This is part of a series of world history text reviews by Northeastern University graduate students

Nelson. Lynn (ed.), A Global Perspective, Source Readings from World Civilizations, 2 vols. (New York: Harcourt Brace Jovanovic, New York, 1989).

reviewed by Dimitris Kottaridis, Northeastern University dkottari@lynx.neu.edu

My main effort in reviewing those two volumes will be to present their strengths and weaknesses as teaching material in world history. I look for four major points in those volumes: sufficiency of information, clarity of presentation, ability to pursuade the reader (if this is the purpose of the author) and the ability of the combination to attract the student's interest.
Those two volumes are a collection of source readings on World Civilizations. I will be therefore critical of this collection, whether it serves its purpose as a World Historu textbook, whether it should be used as a teaching material or not. The readings focus on five major themes: Love, Death, The Good Life, War and Peace and Virtue and the Individual. According to the editor those are common concerns of all humanity and have been confronted and explored throughout human history by practically all civilizations.
There are sixty selections in both volumes grouped in chronological sections. The Ancient World from 3000B.C. to 300 A.D., The Middle Ages from 300 A.D. to 1200 and The Premodern Era up to 1600 are the chronological "categories" of the first volume.

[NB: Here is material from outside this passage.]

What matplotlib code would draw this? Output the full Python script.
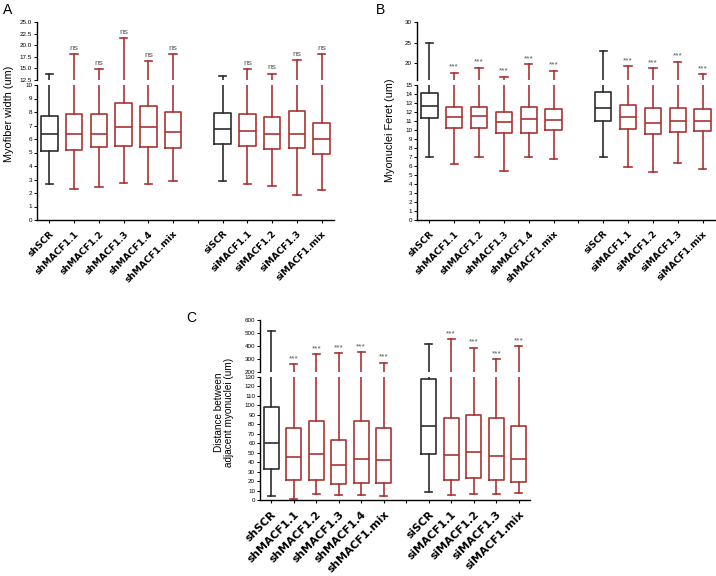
import numpy as np
import matplotlib
matplotlib.use('Agg')
import matplotlib.pyplot as plt

plt.rcParams['font.family'] = ['Liberation Sans', 'DejaVu Sans']

# x categories (empty slot separates the sh and si groups)
labels = ['shSCR', 'shMACF1.1', 'shMACF1.2', 'shMACF1.3', 'shMACF1.4', 'shMACF1.mix',
          '', 'siSCR', 'siMACF1.1', 'siMACF1.2', 'siMACF1.3', 'siMACF1.mix']
positions = [0, 1, 2, 3, 4, 5, 7, 8, 9, 10, 11]
is_control = [True, False, False, False, False, False, True, False, False, False, False]

# panel A: myofiber width (um) -> low whisker, Q1, median, Q3, high whisker
a_low = [2.67, 2.27, 2.47, 2.72, 2.64, 2.91, 2.91, 2.67, 2.54, 1.85, 2.22]
a_q1 = [5.13, 5.19, 5.38, 5.48, 5.43, 5.36, 5.60, 5.50, 5.26, 5.31, 4.86]
a_med = [6.35, 6.35, 6.40, 6.91, 6.91, 6.54, 6.72, 6.57, 6.40, 6.40, 5.98]
a_q3 = [7.70, 7.85, 7.85, 8.64, 8.47, 7.98, 7.95, 7.85, 7.65, 8.10, 7.21]
a_high = [13.7, 18.0, 14.8, 21.6, 16.6, 18.1, 13.4, 14.9, 13.9, 16.8, 18.0]
a_sig = ['', 'ns', 'ns', 'ns', 'ns', 'ns', '', 'ns', 'ns', 'ns', 'ns']

# panel B: myonuclei Feret (um)
b_low = [6.96, 6.18, 7.04, 5.41, 7.00, 6.78, 7.00, 5.85, 5.30, 6.37, 5.67]
b_q1 = [11.30, 10.22, 10.22, 9.63, 9.70, 10.00, 11.04, 10.07, 9.52, 9.74, 9.89]
b_med = [12.70, 11.48, 11.56, 10.93, 11.19, 11.07, 12.40, 11.40, 10.81, 10.96, 11.04]
b_q3 = [14.07, 12.60, 12.60, 12.00, 12.52, 12.30, 14.26, 12.82, 12.48, 12.40, 12.37]
b_high = [24.85, 17.7, 19.0, 16.75, 19.8, 18.2, 23.06, 19.35, 18.9, 20.4, 17.33]
b_sig = ['', '***', '***', '***', '***', '***', '', '***', '***', '***', '***']

# panel C: distance between adjacent myonuclei (um)
c_low = [4.2, 1.0, 6.3, 4.9, 5.3, 3.9, 8.1, 4.9, 6.0, 6.7, 7.7]
c_q1 = [32.4, 20.8, 20.8, 16.9, 18.3, 17.6, 48.6, 21.1, 23.6, 21.1, 19.4]
c_med = [60.6, 45.5, 48.3, 36.7, 43.0, 42.6, 78.2, 47.6, 50.4, 46.5, 43.0]
c_q3 = [98.0, 76.4, 83.2, 63.4, 83.8, 75.8, 128.0, 86.4, 89.5, 86.7, 78.5]
c_high = [518, 259, 338, 344, 351, 272, 413, 451, 387, 297, 400]
c_sig = ['', '***', '***', '***', '***', '***', '', '***', '***', '***', '***']

BLACK = '#2e2e2e'
RED = '#aa3333'
W, H = 716, 576


def rect(left, right, top, bottom):
    """pixel box -> figure fraction [l, b, w, h]"""
    return [left / W, 1 - bottom / H, (right - left) / W, (bottom - top) / H]


def draw_panel(fig, left, right, low_box, up_box, lims, ticks, tick_labels,
               low, q1, med, q3, high, sig, xfs):
    ax_up = fig.add_axes(rect(left, right, up_box[0], up_box[1]))
    ax_lo = fig.add_axes(rect(left, right, low_box[0], low_box[1]))

    for ax in (ax_up, ax_lo):
        for i, p in enumerate(positions):
            col = BLACK if is_control[i] else RED
            st = [dict(med=med[i], q1=q1[i], q3=q3[i], whislo=low[i], whishi=high[i], fliers=[])]
            ax.bxp(st, positions=[p], widths=0.66, capwidths=0.3, showfliers=False,
                   patch_artist=False, manage_ticks=False,
                   boxprops=dict(color=col, linewidth=1.2),
                   medianprops=dict(color=col, linewidth=1.2),
                   whiskerprops=dict(color=col, linewidth=1.2),
                   capprops=dict(color=col, linewidth=1.2))
        ax.set_xlim(-0.5, 11.5)
        for s in ('top', 'right'):
            ax.spines[s].set_visible(False)
        ax.spines['left'].set_linewidth(1.0)
        ax.tick_params(axis='y', labelsize=4.5, length=2, width=0.7, pad=1.5)

    ax_up.spines['bottom'].set_visible(False)
    ax_up.set_xticks([])
    ax_up.set_ylim(lims[1])
    ax_up.set_yticks(ticks[1])
    ax_up.set_yticklabels(tick_labels[1])
    ax_up.patch.set_alpha(0)

    ax_lo.set_ylim(lims[0])
    ax_lo.set_yticks(ticks[0])
    ax_lo.spines['bottom'].set_linewidth(1.0)
    ax_lo.set_xticks(range(12))
    ax_lo.set_xticklabels(labels, rotation=45, ha='right', rotation_mode='anchor',
                          fontsize=xfs, fontweight='bold', family='DejaVu Sans')
    ax_lo.tick_params(axis='x', length=2.5, width=0.8, pad=4)

    for i, p in enumerate(positions):
        if sig[i]:
            ax_up.annotate(sig[i], (p, high[i]), xytext=(0, 1.5), textcoords='offset points',
                           ha='center', va='bottom', fontsize=6, color='#555555')
    return ax_lo, ax_up


fig = plt.figure(figsize=(7.16, 5.76), dpi=100)

# A
draw_panel(fig, 37, 334, (85, 220), (22, 80), [(0, 10), (12.5, 25)],
           [np.arange(0, 11, 1), np.arange(12.5, 25.1, 2.5)],
           [None, ['12.5', '15.0', '17.5', '20.0', '22.5', '25.0']],
           a_low, a_q1, a_med, a_q3, a_high, a_sig, 6.6)
# B
draw_panel(fig, 417, 715, (85, 220), (22, 80), [(0, 15), (16, 30)],
           [np.arange(0, 16, 1), [20, 25, 30]],
           [None, ['20', '25', '30']],
           b_low, b_q1, b_med, b_q3, b_high, b_sig, 6.6)
# C
draw_panel(fig, 260, 530, (377, 500), (320, 372), [(0, 130), (200, 600)],
           [np.arange(0, 131, 10), np.arange(200, 601, 100)],
           [None, ['200', '300', '400', '500', '600']],
           c_low, c_q1, c_med, c_q3, c_high, c_sig, 7.8)

# axis titles and panel letters
fig.text(9 / W, 1 - 114 / H, 'Myofiber width (um)', rotation=90, ha='center', va='center', fontsize=7.8)
fig.text(390 / W, 1 - 130 / H, 'Myonuclei Feret (um)', rotation=90, ha='center', va='center', fontsize=7.8)
fig.text(224 / W, 1 - 412 / H, 'Distance between\nadjacent myonuclei (um)', rotation=90,
         ha='center', va='center', fontsize=7.2, linespacing=1.0)
fig.text(3 / W, 1 - 3 / H, 'A', ha='left', va='top', fontsize=10)
fig.text(376 / W, 1 - 3 / H, 'B', ha='left', va='top', fontsize=10)
fig.text(186 / W, 1 - 311 / H, 'C', ha='left', va='top', fontsize=10)

fig.savefig('out.png', dpi=100)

The second volume icludes selections on the Early Modern World: A.D. 1600 to 1789, Industrialism and Democracy: 1789 to 1914, and the last part deals with readings of the twentieth century.
Each part starts with an introduction that provides the reader with information of that era setting the background, emphasising the major political, economic and cultural events of that time. Every selection is prefaced by an essay supplying us with information about the author, his era and the significance of the work. The reading is preceded by a series of questions that serve as a guiding tool for the reader, emphasising the major themes and the key issues of the text. Each selection is followed by a bibliography of related works enabling the reader to further explore the issues raised.
One of the major assets of those two volumes is a series of discussion questions that follow at the end of each part. The student is able to go back to the readings and identify common patterns and beliefs, values and ideas that do exist in readings from aroud the world. Comparisons across time and among different cultures can be made and therefore create a "global" idea of history. Those questions promote my idea of world history, the concept of a constant search for connection and integration.
The author empasizes the "variety of exciting and significant expressions of the human spirit" and in that sence it could be used as a teaching material in world History. It fails, however to create a global feeling , a global perspective to the reader. The distinction, the line between europe, the west and the rest of the world is clear. Each chronological part contains ten selections, five from Western and five from non-western sources. The main chronological parts that the two volumes are separated deal mainly with Europe's dominance or events that took place as a result of the interaction with Europe. Although each of the five major themes is represented by one Western and one non-Western sources I still get the idea that the the world is being looked by european eyes, by the european perspective.
The editor does not argue at any point that this is a world history book. Although there are charts that point out the main events that take place in the world in specific eras, I do not get the sense of a complete world history book. The collection serves its purpose by supplying the material for the reader. There is no question that the student can indeed become analytical, explore and identify similarities and put together the big puzzle of history. However, a more extensive historical background, the use of maps, pictures and articrafts would be beneficiery. The author instead on focusing mainly on Western global hegemony in the second volume he could equally focus on historical developments in other civilizations and societies around the world.
There is no doubt that the reader can benefit from this collection. As in any collection of documents, the reader is able to approach the subject in more than one ways. We are able to connect the lifes of Mahatma Gandhi and Maria Teresa, we can compare the image of the American Indian culture before and after the advance of the Western culture or have a look at different approaches concerning personal morality and civic responsibility. Close look and comparison within western epic literature such as the Iliad and the Poem of the Gid, and non-western literature such as the Kanehira and the Bhagavad Gita, gives sufficient information on the way gods and heroes were portrayed.
I would recommend this book as a teaching material for students only as a supplement to a core text-book that would provide the necessary historical background, most probably a world history text-book. On the issues specified in this book the author supplies us with enough evidence of the way different cultures and civilizations viewed those themes. Although the reader is able to identify common patterns the luck of a sufficient historical background will probably confuse the students. The extended bibliography as suggested further readings though can be very beneficiery for someone who wishes to further explore any theme. This collection if used with a sufficient world-text book will definitely get the students closer to a global approach of history.